══ Dataset excerpt

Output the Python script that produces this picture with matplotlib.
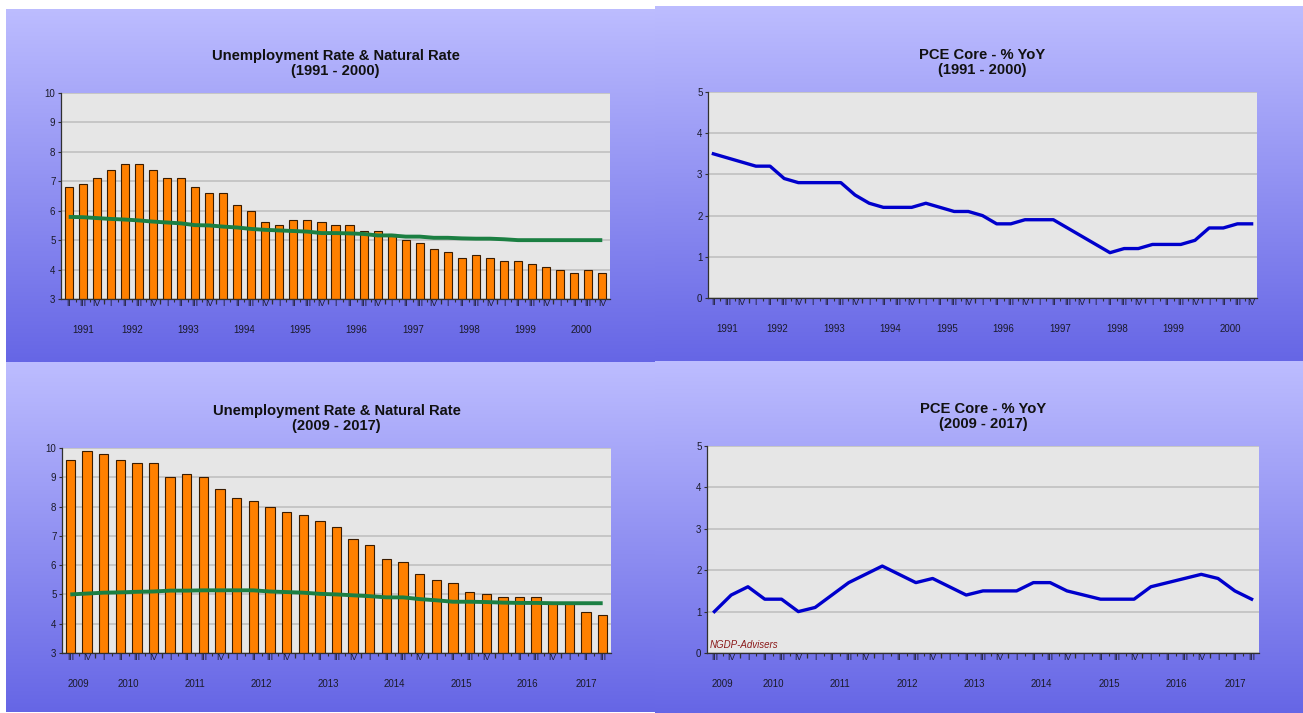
import numpy as np
import matplotlib
matplotlib.use("Agg")
import matplotlib.pyplot as plt
from matplotlib.colors import LinearSegmentedColormap

plt.rcParams['font.family'] = ['Liberation Sans', 'DejaVu Sans']

# ---------------------------------------------------------------- data
ROMAN = ["I", "II", "III", "IV"]

# Unemployment rate and natural rate, 1991 Q2 - 2000 Q4
unemp_1991 = [6.8, 6.9, 7.1,
              7.4, 7.6, 7.6, 7.4,
              7.1, 7.1, 6.8, 6.6,
              6.6, 6.2, 6.0, 5.6,
              5.5, 5.7, 5.7, 5.6,
              5.5, 5.5, 5.3, 5.3,
              5.2, 5.0, 4.9, 4.7,
              4.6, 4.4, 4.5, 4.4,
              4.3, 4.3, 4.2, 4.1,
              4.0, 3.9, 4.0, 3.9]
natural_1991 = [5.79, 5.78, 5.75,
                5.72, 5.70, 5.67, 5.63,
                5.60, 5.57, 5.51, 5.50,
                5.46, 5.43, 5.38, 5.35,
                5.33, 5.31, 5.29, 5.24,
                5.24, 5.23, 5.21, 5.16,
                5.16, 5.12, 5.12, 5.08,
                5.08, 5.06, 5.05, 5.05,
                5.03, 5.00, 5.00, 5.00,
                5.00, 5.00, 5.00, 5.00]

# Core PCE inflation, % YoY, 1991 Q2 - 2000 Q4
pce_1991 = [3.5, 3.4, 3.3,
            3.2, 3.2, 2.9, 2.8,
            2.8, 2.8, 2.8, 2.5,
            2.3, 2.2, 2.2, 2.2,
            2.3, 2.2, 2.1, 2.1,
            2.0, 1.8, 1.8, 1.9,
            1.9, 1.9, 1.7, 1.5,
            1.3, 1.1, 1.2, 1.2,
            1.3, 1.3, 1.3, 1.4,
            1.7, 1.7, 1.8, 1.8]

# Unemployment rate and natural rate, 2009 Q3 - 2017 Q3
unemp_2009 = [9.6, 9.9,
              9.8, 9.6, 9.5, 9.5,
              9.0, 9.1, 9.0, 8.6,
              8.3, 8.2, 8.0, 7.8,
              7.7, 7.5, 7.3, 6.9,
              6.7, 6.2, 6.1, 5.7,
              5.5, 5.4, 5.1, 5.0,
              4.9, 4.9, 4.9, 4.7,
              4.7, 4.4, 4.3]
natural_2009 = [5.00, 5.03,
                5.06, 5.07, 5.09, 5.10,
                5.13, 5.13, 5.14, 5.14,
                5.14, 5.14, 5.10, 5.08,
                5.06, 5.02, 5.00, 4.97,
                4.94, 4.90, 4.90, 4.84,
                4.80, 4.75, 4.75, 4.74,
                4.72, 4.71, 4.71, 4.70,
                4.70, 4.70, 4.70]

# Core PCE inflation, % YoY, 2009 Q3 - 2017 Q3
pce_2009 = [1.0, 1.4,
            1.6, 1.3, 1.3, 1.0,
            1.1, 1.4, 1.7, 1.9,
            2.1, 1.9, 1.7, 1.8,
            1.6, 1.4, 1.5, 1.5,
            1.5, 1.7, 1.7, 1.5,
            1.4, 1.3, 1.3, 1.3,
            1.6, 1.7, 1.8, 1.9,
            1.8, 1.5, 1.3]

unemp_ticks = [3, 4, 5, 6, 7, 8, 9, 10]
pce_ticks = [0, 1, 2, 3, 4, 5]

# ---------------------------------------------------------------- style
W, H = 1303, 713
BAR_COLOR = "#ff8000"
BAR_EDGE = "#3a1c00"
NAT_COLOR = "#1b7f42"
PCE_COLOR = "#0000cc"
PLOT_BG = "#e6e6e6"
GRID = "#c6c6c6"
TEXT = "#1a1a2a"
TOP_BG = (0.74, 0.74, 1.00)
BOT_BG = (0.40, 0.40, 0.90)


def quarter_calendar(start_year, start_q, n):
    labels, years = [], []
    y, q = start_year, start_q
    for _ in range(n):
        labels.append(ROMAN[q - 1])
        years.append(y)
        q += 1
        if q > 4:
            q, y = 1, y + 1
    return labels, years


def px_rect(x0, y0, x1, y1):
    return [x0 / W, 1 - y1 / H, (x1 - x0) / W, (y1 - y0) / H]


fig = plt.figure(figsize=(W / 100, H / 100), dpi=100)
fig.patch.set_facecolor("white")

grad_cmap = LinearSegmentedColormap.from_list("panel", [TOP_BG, BOT_BG])


def panel_background(x0, y0, x1, y1):
    bg = fig.add_axes(px_rect(x0, y0, x1, y1), zorder=-5)
    bg.imshow(np.linspace(0, 1, 256).reshape(-1, 1), cmap=grad_cmap,
              aspect="auto", extent=(0, 1, 0, 1), interpolation="bilinear")
    bg.set_axis_off()


panel_background(6, 9, 655, 362)
panel_background(655, 6, W, 361)
panel_background(6, 362, 655, 712)
panel_background(655, 361, W, H)


def setup_axes(rect, start_year, start_q, n, yticks, title, xpad):
    ax = fig.add_axes(px_rect(*rect))
    ax.set_facecolor(PLOT_BG)
    ax.set_axisbelow(True)
    ax.set_ylim(yticks[0], yticks[-1])
    ax.set_yticks(yticks)
    ax.set_yticklabels([str(t) for t in yticks], fontsize=7, color=TEXT)
    ax.yaxis.grid(True, color=GRID, linewidth=1.4)
    ax.tick_params(axis="y", length=2.5, width=0.8, pad=1.5, colors="#303030")
    ax.yaxis.set_tick_params(labelcolor=TEXT)
    ax.set_xlim(-xpad, n - 1 + xpad)
    for s in ("top", "right"):
        ax.spines[s].set_visible(False)
    for s in ("left", "bottom"):
        ax.spines[s].set_color("#303030")
        ax.spines[s].set_linewidth(0.9)

    labels, years = quarter_calendar(start_year, start_q, n)
    pos = np.arange(n)
    # quarter numerals under each period
    ax.set_xticks(pos)
    ax.set_xticklabels(labels, fontsize=6.2, color=TEXT)
    ax.tick_params(axis="x", which="major", length=0, pad=0.3)
    # small ticks between quarters
    ax.set_xticks(pos[:-1] + 0.5, minor=True)
    ax.tick_params(axis="x", which="minor", length=2.2, width=0.8,
                   color="#303030")
    # longer ticks at year boundaries
    bounds = [i - 0.5 for i in range(1, n) if labels[i] == "I"]
    yb = ax.secondary_xaxis("bottom")
    yb.set_xticks(bounds)
    yb.set_xticklabels([])
    yb.tick_params(length=3.8, width=0.9, color="#303030")
    yb.spines["bottom"].set_visible(False)
    # year labels centred under each year's quarters
    uniq = sorted(set(years))
    centers = [np.mean([p for p, yy in zip(pos, years) if yy == u]) for u in uniq]
    yl = ax.secondary_xaxis("bottom")
    yl.set_xticks(centers)
    yl.set_xticklabels([str(u) for u in uniq], fontsize=7, color=TEXT)
    yl.tick_params(length=0, pad=18.5)
    yl.spines["bottom"].set_visible(False)

    ax.set_title(title, fontsize=10.6, fontweight="bold", color="#111111",
                 pad=13, linespacing=1.08)
    return ax, pos


# --- top left: unemployment vs natural rate, 1991-2000
ax, pos = setup_axes((61, 93, 610, 299), 1991, 2, len(unemp_1991), unemp_ticks,
                     "Unemployment Rate & Natural Rate\n(1991 - 2000)", 0.55)
ax.bar(pos, np.array(unemp_1991) - 3, bottom=3, width=0.58, color=BAR_COLOR,
       edgecolor=BAR_EDGE, linewidth=0.8, zorder=2)
ax.plot(pos, natural_1991, color=NAT_COLOR, linewidth=2.8, zorder=3,
        solid_capstyle="butt")

# --- top right: core PCE, 1991-2000
ax, pos = setup_axes((708, 92, 1257, 298), 1991, 2, len(pce_1991), pce_ticks,
                     "PCE Core - % YoY\n(1991 - 2000)", 0.38)
ax.plot(pos, pce_1991, color=PCE_COLOR, linewidth=2.4, zorder=3)

# --- bottom left: unemployment vs natural rate, 2009-2017
ax, pos = setup_axes((62, 448, 611, 653), 2009, 3, len(unemp_2009), unemp_ticks,
                     "Unemployment Rate & Natural Rate\n(2009 - 2017)", 0.5)
ax.bar(pos, np.array(unemp_2009) - 3, bottom=3, width=0.56, color=BAR_COLOR,
       edgecolor=BAR_EDGE, linewidth=0.8, zorder=2)
ax.plot(pos, natural_2009, color=NAT_COLOR, linewidth=2.8, zorder=3,
        solid_capstyle="butt")

# --- bottom right: core PCE, 2009-2017
ax, pos = setup_axes((707, 446, 1259, 653), 2009, 3, len(pce_2009), pce_ticks,
                     "PCE Core - % YoY\n(2009 - 2017)", 0.44)
ax.plot(pos, pce_2009, color=PCE_COLOR, linewidth=2.4, zorder=3)
ax.text(0.004, 0.2, "NGDP-Advisers", transform=ax.get_yaxis_transform(),
        fontsize=7, fontstyle="italic", color="#8b1a1a", va="center",
        ha="left")

fig.savefig("out.png", dpi=100, facecolor=fig.get_facecolor())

════

# What the task asks
Everything from the first line to the line with "plt.rcParams['font.family'] = ['Liberation" must be repeated exactly, and nothing else. Leave the pictures out.

# Full response
Output the Python script that produces this picture with matplotlib.
import numpy as np
import matplotlib
matplotlib.use("Agg")
import matplotlib.pyplot as plt
from matplotlib.colors import LinearSegmentedColormap

plt.rcParams['font.family'] = ['Liberation Sans', 'DejaVu Sans']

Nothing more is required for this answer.